Start of DATASET EXCERPT

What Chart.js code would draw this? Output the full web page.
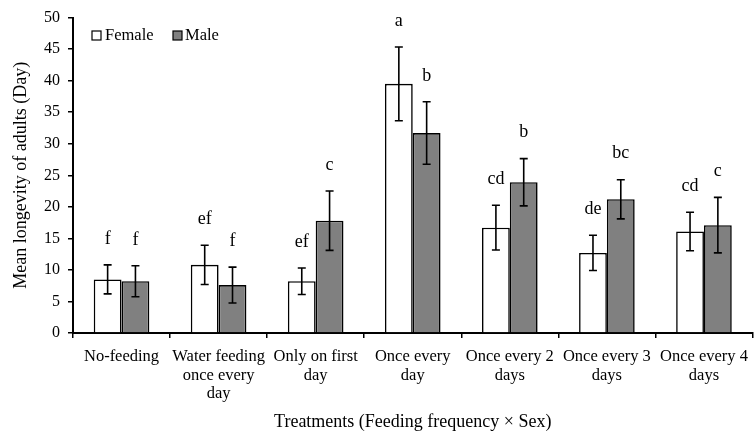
<!DOCTYPE html>
<html>
<head>
<meta charset="utf-8">
<script src="https://cdn.jsdelivr.net/npm/chart.js@4"></script>
<style>
  body { margin: 0; background: #fff; overflow: hidden; }
  canvas { display: block; }
</style>
</head>
<body>
<canvas id="myChart" width="758" height="433"></canvas>
<script>
const treatments = [
    'No-feeding',
    ['Water feeding', 'once every', 'day'],
    ['Only on first', 'day'],
    ['Once every', 'day'],
    ['Once every 2', 'days'],
    ['Once every 3', 'days'],
    ['Once every 4', 'days']
];
const femaleMean = [8.5, 10.8, 8.2, 39.5, 16.7, 12.7, 16.1];
const femaleErr = [2.3, 3.1, 2.1, 5.85, 3.55, 2.8, 3.05];
const femaleLetters = ['f', 'ef', 'ef', 'a', 'cd', 'de', 'cd'];
const maleMean = [8.2, 7.6, 17.8, 31.7, 23.9, 21.2, 17.1];
const maleErr = [2.45, 2.85, 4.7, 4.95, 3.75, 3.1, 4.4];
const maleLetters = ['f', 'f', 'c', 'b', 'b', 'bc', 'c'];

const serif = "'Liberation Serif', 'Times New Roman', serif";

// error bars, letters and the legend
const extras = {
    id: 'extras',
    afterDatasetsDraw(chart) {
        const ctx = chart.ctx;
        const y = chart.scales.y;
        const errs = [femaleErr, maleErr];
        const letters = [femaleLetters, maleLetters];
        ctx.save();
        chart.data.datasets.forEach((ds, i) => {
            chart.getDatasetMeta(i).data.forEach((bar, j) => {
                const top = y.getPixelForValue(ds.data[j] + errs[i][j]);
                const bot = y.getPixelForValue(ds.data[j] - errs[i][j]);
                ctx.strokeStyle = '#000';
                ctx.lineWidth = 1.6;
                ctx.beginPath();
                ctx.moveTo(bar.x, top);
                ctx.lineTo(bar.x, bot);
                ctx.moveTo(bar.x - 4, top);
                ctx.lineTo(bar.x + 4, top);
                ctx.moveTo(bar.x - 4, bot);
                ctx.lineTo(bar.x + 4, bot);
                ctx.stroke();
                ctx.fillStyle = '#000';
                ctx.font = '18px ' + serif;
                ctx.textAlign = 'center';
                ctx.textBaseline = 'middle';
                ctx.fillText(letters[i][j], bar.x, top - 26);
            });
        });
        // legend
        ctx.font = '16.5px ' + serif;
        ctx.textAlign = 'left';
        ctx.textBaseline = 'middle';
        ctx.lineWidth = 1.2;
        ctx.fillStyle = '#fff';
        ctx.fillRect(92, 31, 9, 9);
        ctx.strokeRect(92, 31, 9, 9);
        ctx.fillStyle = '#000';
        ctx.fillText('Female', 105, 36);
        ctx.fillStyle = '#808080';
        ctx.fillRect(173, 31, 9, 9);
        ctx.strokeRect(173, 31, 9, 9);
        ctx.fillStyle = '#000';
        ctx.fillText('Male', 185, 36);
        ctx.restore();
    }
};

const ctx = document.getElementById('myChart').getContext('2d');
const chart = new Chart(ctx, {
    type: 'bar',
    data: {
        labels: treatments,
        datasets: [{
            label: 'Female',
            data: femaleMean,
            backgroundColor: '#ffffff',
            borderColor: '#000',
            borderWidth: 1.6,
            borderSkipped: 'bottom'
        }, {
            label: 'Male',
            data: maleMean,
            backgroundColor: '#808080',
            borderColor: '#000',
            borderWidth: 1.6,
            borderSkipped: 'bottom'
        }]
    },
    options: {
        responsive: false,
        animation: false,
        layout: { padding: { top: 8, right: 1, left: 0, bottom: 0 } },
        plugins: {
            legend: { display: false },
            tooltip: { enabled: false }
        },
        datasets: {
            bar: { categoryPercentage: 0.573, barPercentage: 1.0 }
        },
        scales: {
            x: {
                offset: true,
                grid: {
                    display: true,
                    drawOnChartArea: false,
                    drawTicks: true,
                    tickLength: 5,
                    color: '#000',
                    lineWidth: 1.5
                },
                border: { color: '#000', width: 2 },
                ticks: {
                    color: '#000',
                    font: { family: serif, size: 16.5, lineHeight: 1.1 },
                    padding: 10,
                    maxRotation: 0,
                    autoSkip: false
                },
                title: {
                    display: true,
                    text: 'Treatments (Feeding frequency × Sex)',
                    color: '#000',
                    font: { family: serif, size: 18 },
                    padding: { top: 0, bottom: 0 }
                },
                afterFit(scale) { scale.height = 100; }
            },
            y: {
                min: 0,
                max: 50,
                grid: {
                    display: true,
                    drawOnChartArea: false,
                    drawTicks: true,
                    tickLength: 5,
                    color: '#000',
                    lineWidth: 1.5
                },
                border: { color: '#000', width: 2 },
                ticks: {
                    stepSize: 5,
                    color: '#000',
                    font: { family: serif, size: 16 },
                    padding: 8
                },
                title: {
                    display: true,
                    text: 'Mean longevity of adults (Day)',
                    color: '#000',
                    font: { family: serif, size: 18 },
                    padding: { top: 10, bottom: 0 }
                },
                afterFit(scale) { scale.width = 73; }
            }
        }
    },
    plugins: [extras]
});
</script>
</body>
</html>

End of DATASET EXCERPT

▸ **WHAT YOU NEED TO DO**:
Return only the lines running from the top of the data to the line that holds "Serif', 'Times New". Include both of those lines, but skip the pictures.

▸ **SOLUTION**:
What Chart.js code would draw this? Output the full web page.
<!DOCTYPE html>
<html>
<head>
<meta charset="utf-8">
<script src="https://cdn.jsdelivr.net/npm/chart.js@4"></script>
<style>
  body { margin: 0; background: #fff; overflow: hidden; }
  canvas { display: block; }
</style>
</head>
<body>
<canvas id="myChart" width="758" height="433"></canvas>
<script>
const treatments = [
    'No-feeding',
    ['Water feeding', 'once every', 'day'],
    ['Only on first', 'day'],
    ['Once every', 'day'],
    ['Once every 2', 'days'],
    ['Once every 3', 'days'],
    ['Once every 4', 'days']
];
const femaleMean = [8.5, 10.8, 8.2, 39.5, 16.7, 12.7, 16.1];
const femaleErr = [2.3, 3.1, 2.1, 5.85, 3.55, 2.8, 3.05];
const femaleLetters = ['f', 'ef', 'ef', 'a', 'cd', 'de', 'cd'];
const maleMean = [8.2, 7.6, 17.8, 31.7, 23.9, 21.2, 17.1];
const maleErr = [2.45, 2.85, 4.7, 4.95, 3.75, 3.1, 4.4];
const maleLetters = ['f', 'f', 'c', 'b', 'b', 'bc', 'c'];

const serif = "'Liberation Serif', 'Times New Roman', serif";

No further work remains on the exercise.